Education: The Senate Committee’s 2018-19 budget adds $393 million for medical education-related programs. These budget proposals would cut some medical school and Texas GME programs, while retaining funding for others.
The revised budget bill provides a surprising addition of 16.6 percent in funding for Medical Student Formula Funding (per-student funding) compared to what the Senate’s initial draft bill proposed. This would raise the annual per-student amount from the $45,301 that was in the base bill, to $52,815. This is a 13-percent increase over the current two-year budget. The Senate is proposing a process to put an end to most special-item funding for higher-education programs. Instead, the budget adds $375 million in one-time funding for the health-related institutions. The special-items funding supports a broad array of medical education-related programs, including medical schools, GME, and research. The Senate added money to this budget to provide formula funding for medical students and residents at The University of Texas Rio Grande Valley School of Medicine, but not for The University of Texas at Austin Dell Medical School. This slightly increased the state GME formula funding from the base budget, raising it to $73.5 million.
Proposed budget cuts include:
- Six-percent reduction to the Family Medicine Residency Program, dropping $1 million from the current budget of $16.78 million. This program helps sustain family medicine training programs that typically do not receive the same level of support from the Medicare GME funding provided to teaching hospitals.
- A whopping 25-percent slice from the Physician Education Loan Repayment Program, taking $8.45 million from the current budget of $33.8 million, leaving $25.35 million. This program is among the state’s most effective in recruiting and retaining primary care physicians in physician shortage areas. Texas rural areas depend on this program to maintain or improve access to care.
- An 11-percent cut from the EMS and Trauma Care Training Program. The program’s current budget is $4.5 million, and the proposed budget is $4 million.
- Eliminating the Primary Care Innovations Program, with a proposed cut of the entire $2.1 million in current funding.
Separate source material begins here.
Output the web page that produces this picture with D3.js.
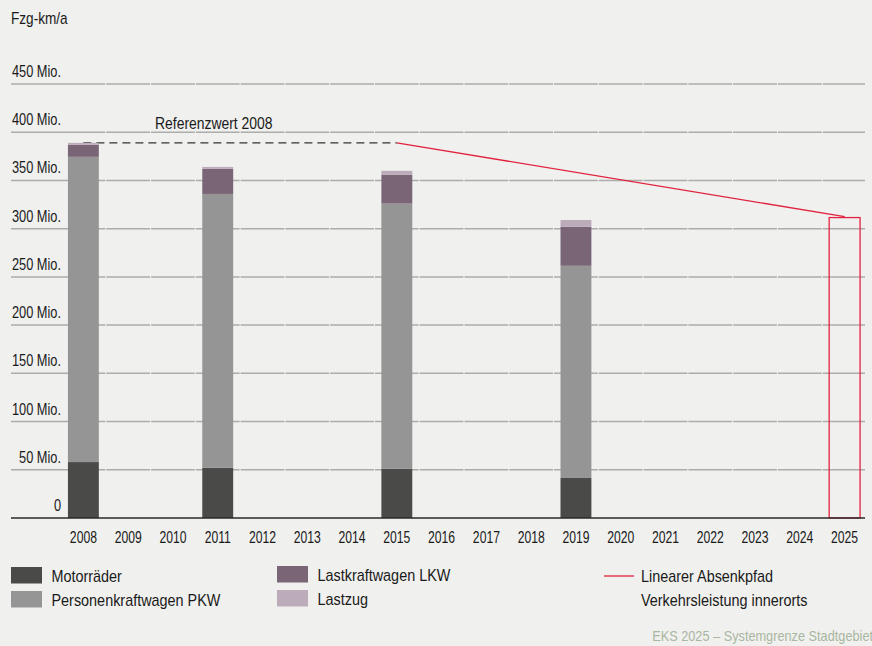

The program provides incentives to medical schools to create innovative ways of preparing more primary care physicians. An example of such a program is the Family Medicine Accelerated Track at the Texas Tech University Health Sciences Center in Lubbock, which trains family medicine physicians in six rather than seven years.
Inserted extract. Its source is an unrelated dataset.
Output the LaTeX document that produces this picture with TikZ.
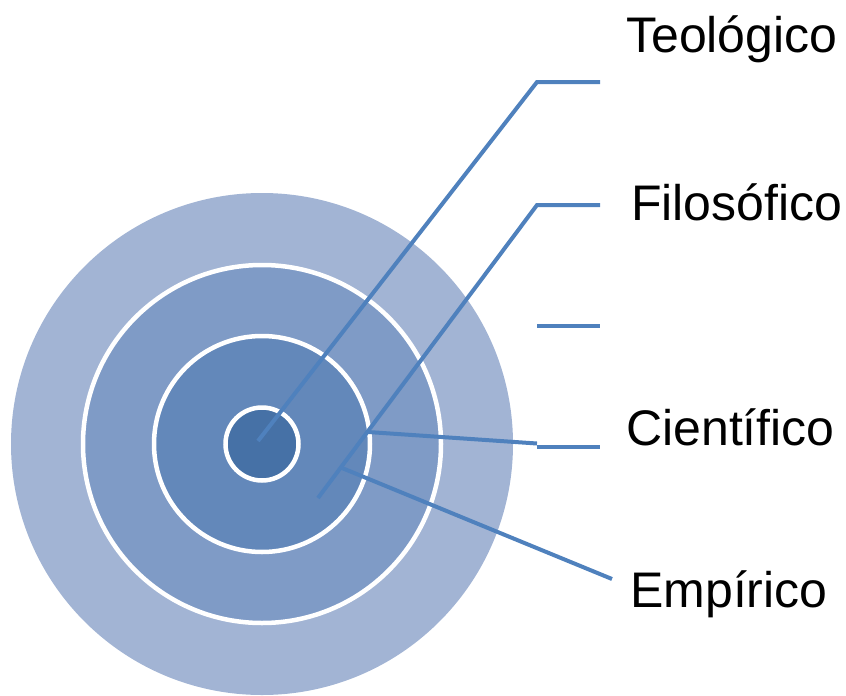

Many funding proposals for medical education-related programs remain as SB 1 initially proposed:
- GME Formula Funding, at $86.1 million;
- GME Expansion Grants, at $97 million;
- Mental Health Loan Repayment Program, at $2.125 million;
- Primary Care Preceptorship Program, at $3 million; and
- Joint Admission Medical Program (JAMP, which helps place economically disadvantaged students into medical school), at $10.2 million.
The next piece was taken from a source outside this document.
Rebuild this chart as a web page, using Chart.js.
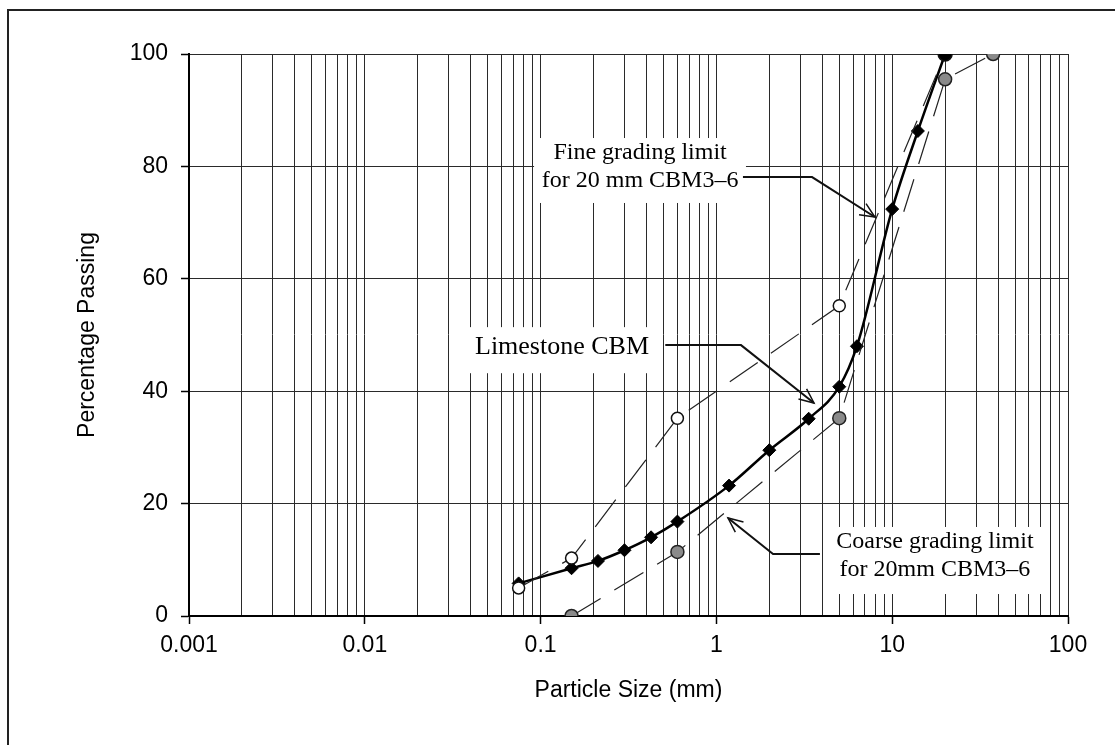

The House Appropriations Committee expects to vote on its budget on Friday. With 68 days remaining in the 140-day legislative session, some observers question whether lawmakers from both chambers will find compromise in a spending plan in the time remaining, or a special session will be required to do so.
Less than two weeks remain until TMA’s third First Tuesdays at the Capitol event, Tuesday, April 4. Plan now to join other TMA physicians, medical students, and TMA Alliance members in Austin to make your voice heard about important health care issues like the budget, scope of practice issues, balance-bill mediation, and more.
TMA’s “2017 Prescription to Keep Texas Healthy” legislative agenda describes TMA’s top-priority issues this session in concise bulleted form to help you dialogue with lawmakers.
PHYSICIAN OF THE DAY
The physician of the day at the Capitol is Swati Jadhav, MD, of Austin. Dr. Jadhav graduated from the University of Bombay in India. She is a member of TMA and the Travis County Medical Society.